* BEGIN THE INPUT *

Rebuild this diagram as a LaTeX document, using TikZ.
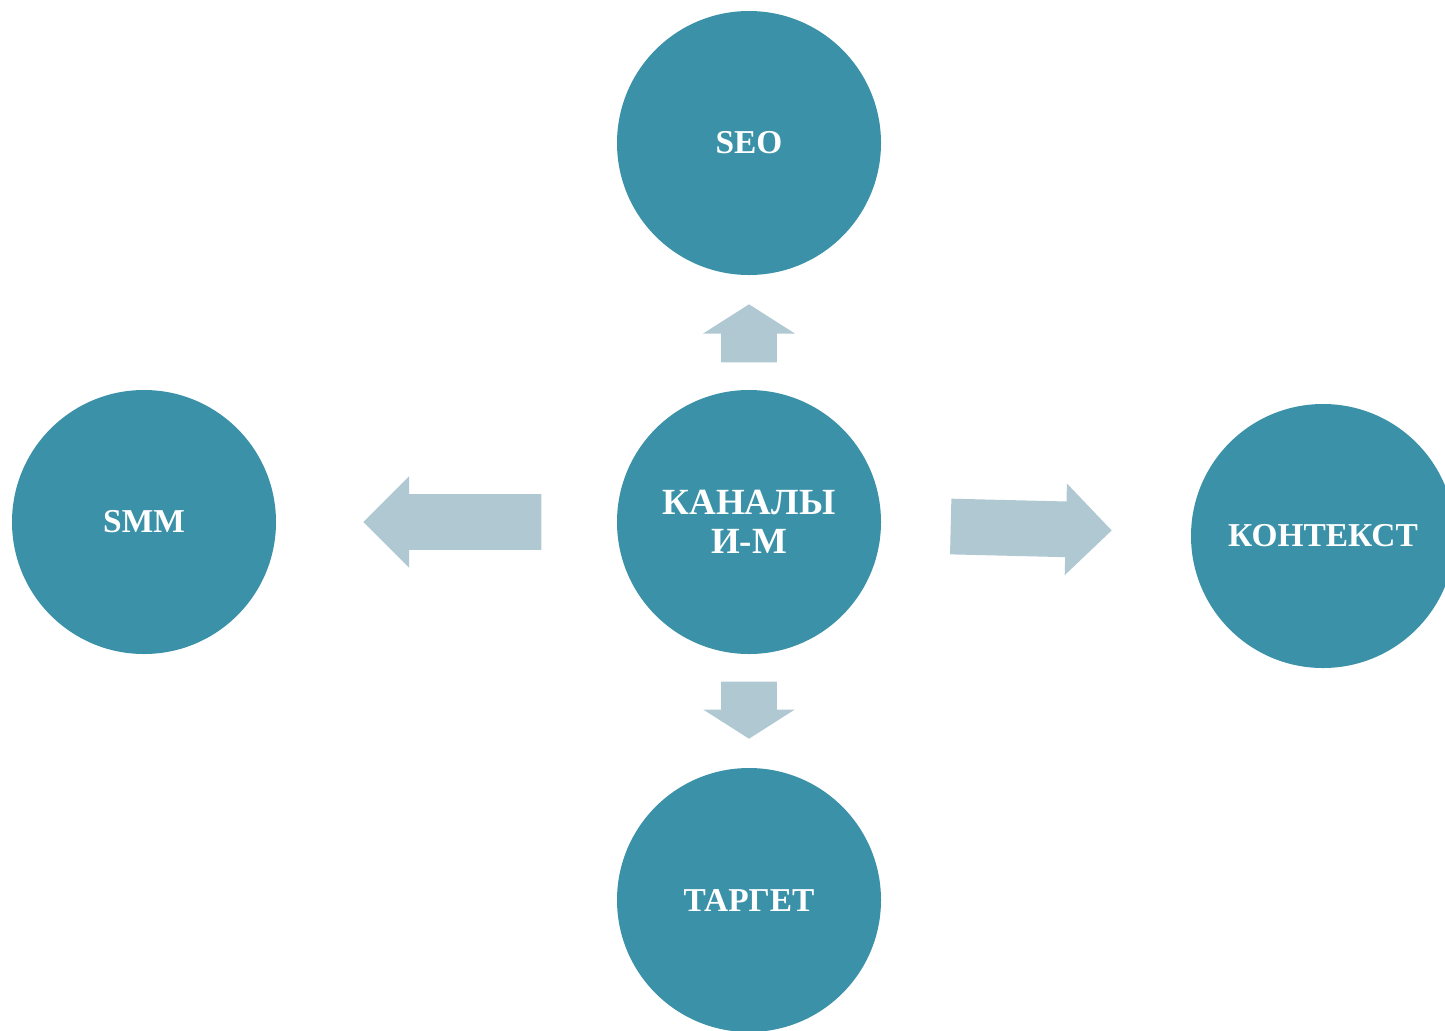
\documentclass[tikz,border=0pt]{standalone}
\usepackage{fontspec}
\setmainfont{Liberation Serif}
\usetikzlibrary{shapes.arrows, calc}
\definecolor{diskblue}{HTML}{3A91A8}
\definecolor{arrowgrey}{HTML}{AFC8D2}
\tikzset{disk/.style={circle, fill=diskblue, minimum size=5.28cm, inner sep=0pt,
		text=white, font=\fontsize{19}{22}\selectfont\bfseries, align=center},
	blockarrow/.style={single arrow, fill=arrowgrey, inner xsep=0pt, inner ysep=0.55cm,
		single arrow head extend=0.36cm, single arrow head indent=0pt,
		single arrow tip angle=#1, anchor=tail},
	blockarrow/.default=90}

\begin{document}
\begin{tikzpicture}
	\useasboundingbox (0,0) rectangle (28.9,-20.6);

	\node[disk, font=\fontsize{21}{22}\selectfont\bfseries] (im) at (14.98,-10.44) {КАНАЛЫ\\И-М};
	\node[disk, above of=im, node distance=7.58cm] (seo) {SEO};
	\node[disk, below of=im, node distance=7.56cm] (target) {ТАРГЕТ};
	\node[disk, left of=im, node distance=12.1cm] (smm) {SMM};
	\node[disk, right of=im, node distance=11.48cm, yshift=-0.28cm] (context) {КОНТЕКСТ};

	% arrows start a little way off the middle disc
	\node[blockarrow=115, minimum height=1.16cm, rotate=90] (toseo) at ($(im.north)+(0,0.54)$) {};
	\node[blockarrow=115, minimum height=1.14cm, rotate=-90] (totarget) at ($(im.south)+(0,-0.54)$) {};
	\node[blockarrow, minimum height=3.56cm, rotate=180] (tosmm) at ($(im.west)+(-1.5,0)$) {};
	\node[blockarrow, minimum height=3.22cm, rotate=-1.4] (tocontext) at ($(im.east)+(1.38,-0.09)$) {};
\end{tikzpicture}
\end{document}
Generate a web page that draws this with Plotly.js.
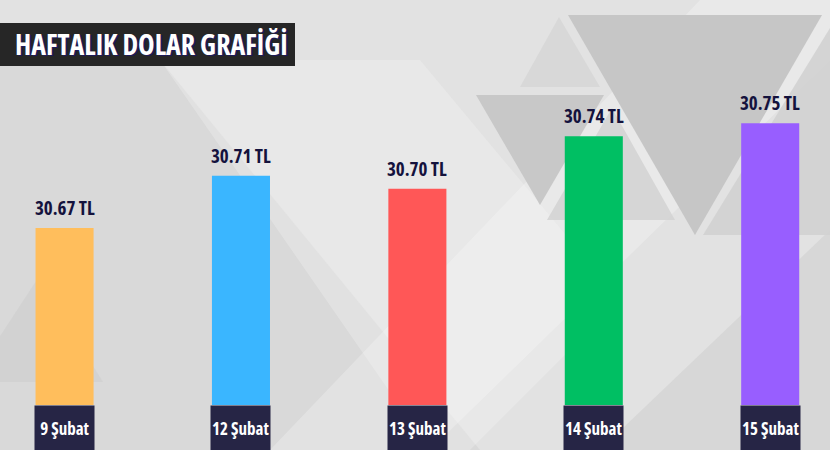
<!DOCTYPE html>
<html>
<head>
<meta charset="utf-8">
<script src="https://cdn.plot.ly/plotly-3.0.1.min.js"></script>
<style>
html,body{margin:0;padding:0;background:#e2e2e2;}
#chart{width:830px;height:450px;}
#chart text{font-stretch:75%;}
</style>
</head>
<body>
<div id="chart"></div>
<script>
// ---- data ----
const categories = ["9 Şubat", "12 Şubat", "13 Şubat", "14 Şubat", "15 Şubat"];
const values = [30.67, 30.71, 30.70, 30.74, 30.75];
const barColors = ["#FFBE5C", "#3AB6FF", "#FF5757", "#00BF63", "#985EFF"];
const chartTitle = "HAFTALIK DOLAR GRAFİĞİ";
const valueSuffix = " TL";

// ---- layout helpers ----
const W = 830, H = 450, B = 45, PH = H - B;
const COND = "'Open Sans', 'Roboto Condensed', sans-serif";
function pt(x, y) { return (x / W).toFixed(4) + "," + (1 - y / PH).toFixed(4); }
function tri(a, b, c, color) {
  return {type: "path", xref: "paper", yref: "paper", layer: "below", line: {width: 0},
          fillcolor: color, path: "M" + pt(a[0], a[1]) + " L" + pt(b[0], b[1]) + " L" + pt(c[0], c[1]) + " Z"};
}
function poly(pts, color) {
  return {type: "path", xref: "paper", yref: "paper", layer: "below", line: {width: 0},
          fillcolor: color, path: "M" + pts.map(p => pt(p[0], p[1])).join(" L") + " Z"};
}

const shapes = [
  // soft background light/dark zones
  poly([[0,60],[160,60],[480,450],[0,450]], "rgba(200,200,200,0.35)"),
  poly([[270,450],[700,0],[830,0],[830,60],[430,450]], "rgba(255,255,255,0.25)"),
  poly([[600,450],[830,230],[830,450]], "rgba(190,190,190,0.30)"),
  poly([[160,60],[420,60],[620,300],[470,450],[430,450]], "rgba(250,250,250,0.25)"),
  // top-right triangles
  tri([520,87],[600,87],[559,17], "rgba(215,215,215,0.9)"),
  tri([547,220],[675,220],[612,108], "rgba(212,212,212,0.9)"),
  tri([703,235],[830,235],[830,28], "rgba(210,210,210,0.9)"),
  tri([568,15],[822,15],[695,235], "rgba(196,196,196,0.95)"),
  tri([476,95],[604,95],[540,205], "rgba(198,198,198,0.95)"),
  // faint left triangle
  tri([-30,382],[103,382],[38,278], "rgba(205,205,205,0.6)"),
  // title box
  {type: "rect", xref: "paper", yref: "paper", layer: "above", line: {width: 0}, fillcolor: "#262626",
   x0: 0, x1: 295 / W, y0: 1 - 66 / PH, y1: 1 - 23 / PH}
];

// dark boxes under each bar
const boxAnnotations = categories.map(c => ({
  x: c, xref: "x", y: 0, yref: "paper", yanchor: "top", xanchor: "center",
  text: "&nbsp;", showarrow: false, bgcolor: "#262545", width: 59, height: 45, borderpad: 0,
  font: {family: COND, size: 12, color: "#262545"}
}));
// date labels inside the boxes
const labelAnnotations = categories.map(c => ({
  x: c, xref: "x", y: 0, yref: "paper", yanchor: "top", xanchor: "center",
  text: c, showarrow: false, yshift: -10,
  font: {family: COND, size: 17, color: "#ffffff", weight: 700}
}));
// value labels above each bar
const valueAnnotations = categories.map((c, i) => ({
  x: c, xref: "x", y: values[i], yref: "y", yanchor: "bottom", xanchor: "center",
  text: values[i].toFixed(2) + valueSuffix, showarrow: false, yshift: 5,
  font: {family: COND, size: 19, color: "#14123d", weight: 700}
}));

const trace = {
  type: "bar", x: categories, y: values,
  marker: {color: barColors, line: {width: 0}},
  hoverinfo: "skip"
};

const layout = {
  width: W, height: H,
  margin: {l: 0, r: 0, t: 0, b: B, pad: 0},
  paper_bgcolor: "#e2e2e2", plot_bgcolor: "rgba(0,0,0,0)",
  showlegend: false,
  bargap: 0.671,
  title: {text: chartTitle, x: 15 / W, xanchor: "left", xref: "paper", y: 1 - 45 / H, yanchor: "middle",
          font: {family: COND, size: 28, color: "#ffffff", weight: 700, shadow: "2px 1px 0px #1d1a5a"}},
  xaxis: {type: "category", range: [-0.366, 4.339], showticklabels: false, showgrid: false,
          zeroline: false, showline: false, ticks: "", fixedrange: true},
  yaxis: {range: [30.535, 30.844], showticklabels: false, showgrid: false, zeroline: false,
          showline: false, ticks: "", fixedrange: true},
  shapes: shapes,
  annotations: boxAnnotations.concat(labelAnnotations, valueAnnotations)
};

Plotly.newPlot("chart", [trace], layout, {displayModeBar: false, staticPlot: true});
</script>
</body>
</html>
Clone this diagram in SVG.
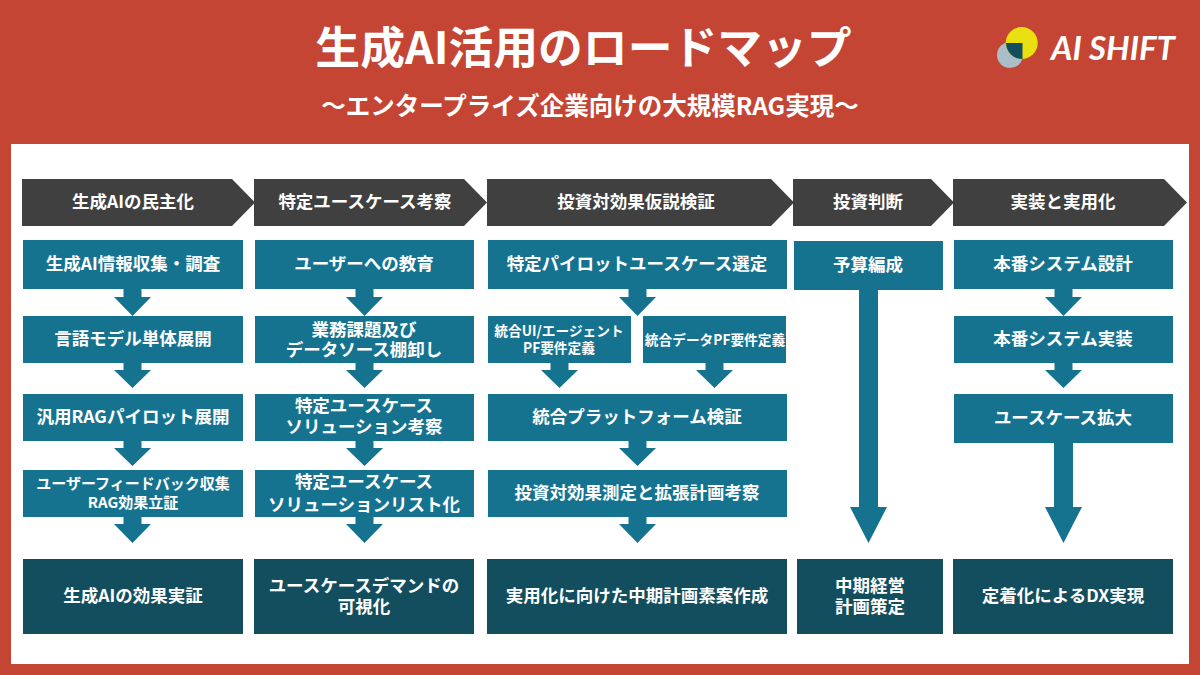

* END THE INPUT *

* **EXERCISE GOAL**
Without the pictures, repeat the entries above line by line, from the first through the one that contains "(0,0) rectangle (28.9,-20.6);", both ends included.

* **SOLUTION**
Rebuild this diagram as a LaTeX document, using TikZ.
\documentclass[tikz,border=0pt]{standalone}
\usepackage{fontspec}
\setmainfont{Liberation Serif}
\usetikzlibrary{shapes.arrows, calc}
\definecolor{diskblue}{HTML}{3A91A8}
\definecolor{arrowgrey}{HTML}{AFC8D2}
\tikzset{disk/.style={circle, fill=diskblue, minimum size=5.28cm, inner sep=0pt,
		text=white, font=\fontsize{19}{22}\selectfont\bfseries, align=center},
	blockarrow/.style={single arrow, fill=arrowgrey, inner xsep=0pt, inner ysep=0.55cm,
		single arrow head extend=0.36cm, single arrow head indent=0pt,
		single arrow tip angle=#1, anchor=tail},
	blockarrow/.default=90}

\begin{document}
\begin{tikzpicture}
	\useasboundingbox (0,0) rectangle (28.9,-20.6);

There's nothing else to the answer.